WORK REQUIRED: Return the material exactly, first line through the line containing "1.2, 0.9, 0.6, 0.4, 0.25, 0.15, 0.1, 0.05, 0.0, 0.0, 0.0]", and nothing more. Pictures stay out.

RAW DATA:
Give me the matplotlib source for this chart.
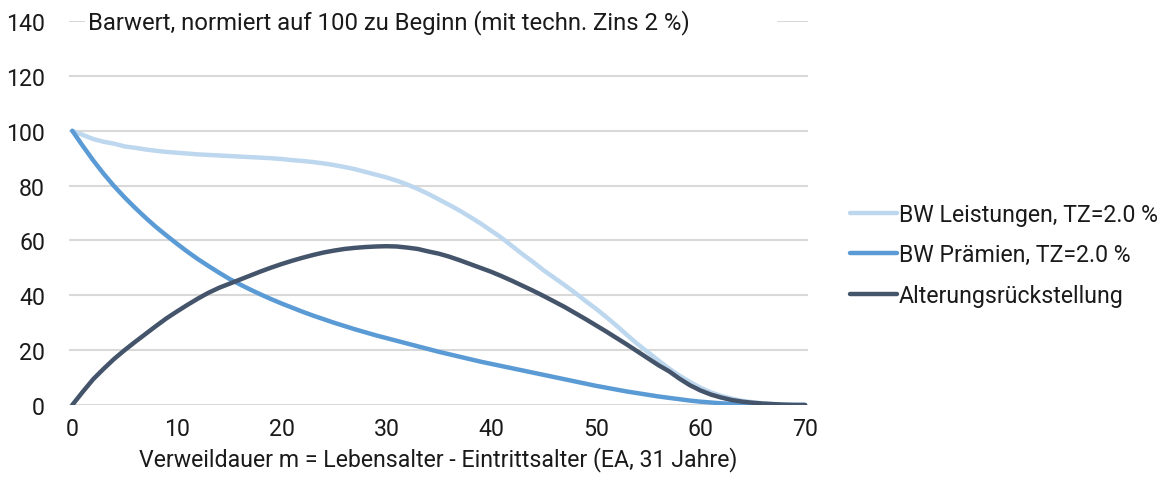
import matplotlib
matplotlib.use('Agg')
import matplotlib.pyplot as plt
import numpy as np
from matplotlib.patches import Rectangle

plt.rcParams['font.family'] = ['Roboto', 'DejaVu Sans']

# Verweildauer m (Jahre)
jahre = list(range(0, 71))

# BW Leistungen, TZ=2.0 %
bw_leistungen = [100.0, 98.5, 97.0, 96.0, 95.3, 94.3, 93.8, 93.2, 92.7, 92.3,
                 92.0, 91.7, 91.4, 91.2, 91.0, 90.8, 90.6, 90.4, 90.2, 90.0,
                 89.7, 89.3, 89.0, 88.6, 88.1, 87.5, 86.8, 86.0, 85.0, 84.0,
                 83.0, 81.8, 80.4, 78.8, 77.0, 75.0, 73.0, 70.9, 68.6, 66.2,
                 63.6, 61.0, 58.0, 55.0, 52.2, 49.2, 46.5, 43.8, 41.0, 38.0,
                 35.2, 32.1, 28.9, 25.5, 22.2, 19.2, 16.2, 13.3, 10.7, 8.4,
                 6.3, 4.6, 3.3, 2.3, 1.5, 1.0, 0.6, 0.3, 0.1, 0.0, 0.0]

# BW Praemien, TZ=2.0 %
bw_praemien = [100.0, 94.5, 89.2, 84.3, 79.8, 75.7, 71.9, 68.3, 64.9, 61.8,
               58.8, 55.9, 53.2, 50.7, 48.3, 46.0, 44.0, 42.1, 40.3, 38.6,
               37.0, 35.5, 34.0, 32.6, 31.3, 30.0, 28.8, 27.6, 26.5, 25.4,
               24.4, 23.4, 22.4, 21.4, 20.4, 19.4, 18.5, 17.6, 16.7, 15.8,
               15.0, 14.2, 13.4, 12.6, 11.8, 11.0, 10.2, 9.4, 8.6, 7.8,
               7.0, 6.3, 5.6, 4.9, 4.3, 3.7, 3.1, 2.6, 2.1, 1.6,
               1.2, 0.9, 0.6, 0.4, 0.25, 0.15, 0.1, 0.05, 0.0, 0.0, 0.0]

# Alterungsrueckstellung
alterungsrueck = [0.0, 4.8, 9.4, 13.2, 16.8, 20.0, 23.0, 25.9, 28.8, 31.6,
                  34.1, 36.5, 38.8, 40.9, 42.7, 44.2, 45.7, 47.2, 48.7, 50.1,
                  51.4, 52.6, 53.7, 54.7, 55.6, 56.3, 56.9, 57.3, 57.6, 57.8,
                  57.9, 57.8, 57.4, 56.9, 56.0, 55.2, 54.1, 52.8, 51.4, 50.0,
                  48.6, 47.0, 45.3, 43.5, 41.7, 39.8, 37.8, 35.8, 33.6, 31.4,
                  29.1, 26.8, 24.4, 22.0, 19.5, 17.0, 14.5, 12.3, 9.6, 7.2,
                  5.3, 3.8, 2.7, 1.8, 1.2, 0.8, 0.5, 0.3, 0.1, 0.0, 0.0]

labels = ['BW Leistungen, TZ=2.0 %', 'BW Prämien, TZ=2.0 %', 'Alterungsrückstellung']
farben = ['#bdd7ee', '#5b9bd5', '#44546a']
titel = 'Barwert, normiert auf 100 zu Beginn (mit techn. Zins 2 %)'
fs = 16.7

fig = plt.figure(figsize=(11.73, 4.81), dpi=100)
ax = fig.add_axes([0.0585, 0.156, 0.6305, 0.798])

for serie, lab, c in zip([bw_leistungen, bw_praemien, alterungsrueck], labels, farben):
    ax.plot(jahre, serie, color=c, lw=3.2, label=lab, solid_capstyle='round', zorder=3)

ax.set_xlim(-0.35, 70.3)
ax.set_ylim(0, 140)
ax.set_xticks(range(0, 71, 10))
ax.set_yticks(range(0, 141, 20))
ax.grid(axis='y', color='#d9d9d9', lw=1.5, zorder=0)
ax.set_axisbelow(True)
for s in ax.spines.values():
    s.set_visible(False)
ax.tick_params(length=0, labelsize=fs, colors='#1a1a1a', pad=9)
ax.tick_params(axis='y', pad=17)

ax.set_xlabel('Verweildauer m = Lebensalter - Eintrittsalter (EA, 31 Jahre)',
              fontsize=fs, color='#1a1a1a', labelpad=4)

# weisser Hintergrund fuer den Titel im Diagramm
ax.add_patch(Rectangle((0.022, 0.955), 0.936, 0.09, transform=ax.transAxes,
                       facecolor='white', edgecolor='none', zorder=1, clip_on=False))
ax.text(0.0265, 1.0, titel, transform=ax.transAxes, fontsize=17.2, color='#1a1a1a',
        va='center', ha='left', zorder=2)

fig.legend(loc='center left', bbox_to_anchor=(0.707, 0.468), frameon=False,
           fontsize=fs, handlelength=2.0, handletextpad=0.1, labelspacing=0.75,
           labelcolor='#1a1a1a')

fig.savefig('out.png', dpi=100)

TASK ANSWER:
Give me the matplotlib source for this chart.
import matplotlib
matplotlib.use('Agg')
import matplotlib.pyplot as plt
import numpy as np
from matplotlib.patches import Rectangle

plt.rcParams['font.family'] = ['Roboto', 'DejaVu Sans']

# Verweildauer m (Jahre)
jahre = list(range(0, 71))

# BW Leistungen, TZ=2.0 %
bw_leistungen = [100.0, 98.5, 97.0, 96.0, 95.3, 94.3, 93.8, 93.2, 92.7, 92.3,
                 92.0, 91.7, 91.4, 91.2, 91.0, 90.8, 90.6, 90.4, 90.2, 90.0,
                 89.7, 89.3, 89.0, 88.6, 88.1, 87.5, 86.8, 86.0, 85.0, 84.0,
                 83.0, 81.8, 80.4, 78.8, 77.0, 75.0, 73.0, 70.9, 68.6, 66.2,
                 63.6, 61.0, 58.0, 55.0, 52.2, 49.2, 46.5, 43.8, 41.0, 38.0,
                 35.2, 32.1, 28.9, 25.5, 22.2, 19.2, 16.2, 13.3, 10.7, 8.4,
                 6.3, 4.6, 3.3, 2.3, 1.5, 1.0, 0.6, 0.3, 0.1, 0.0, 0.0]

# BW Praemien, TZ=2.0 %
bw_praemien = [100.0, 94.5, 89.2, 84.3, 79.8, 75.7, 71.9, 68.3, 64.9, 61.8,
               58.8, 55.9, 53.2, 50.7, 48.3, 46.0, 44.0, 42.1, 40.3, 38.6,
               37.0, 35.5, 34.0, 32.6, 31.3, 30.0, 28.8, 27.6, 26.5, 25.4,
               24.4, 23.4, 22.4, 21.4, 20.4, 19.4, 18.5, 17.6, 16.7, 15.8,
               15.0, 14.2, 13.4, 12.6, 11.8, 11.0, 10.2, 9.4, 8.6, 7.8,
               7.0, 6.3, 5.6, 4.9, 4.3, 3.7, 3.1, 2.6, 2.1, 1.6,
               1.2, 0.9, 0.6, 0.4, 0.25, 0.15, 0.1, 0.05, 0.0, 0.0, 0.0]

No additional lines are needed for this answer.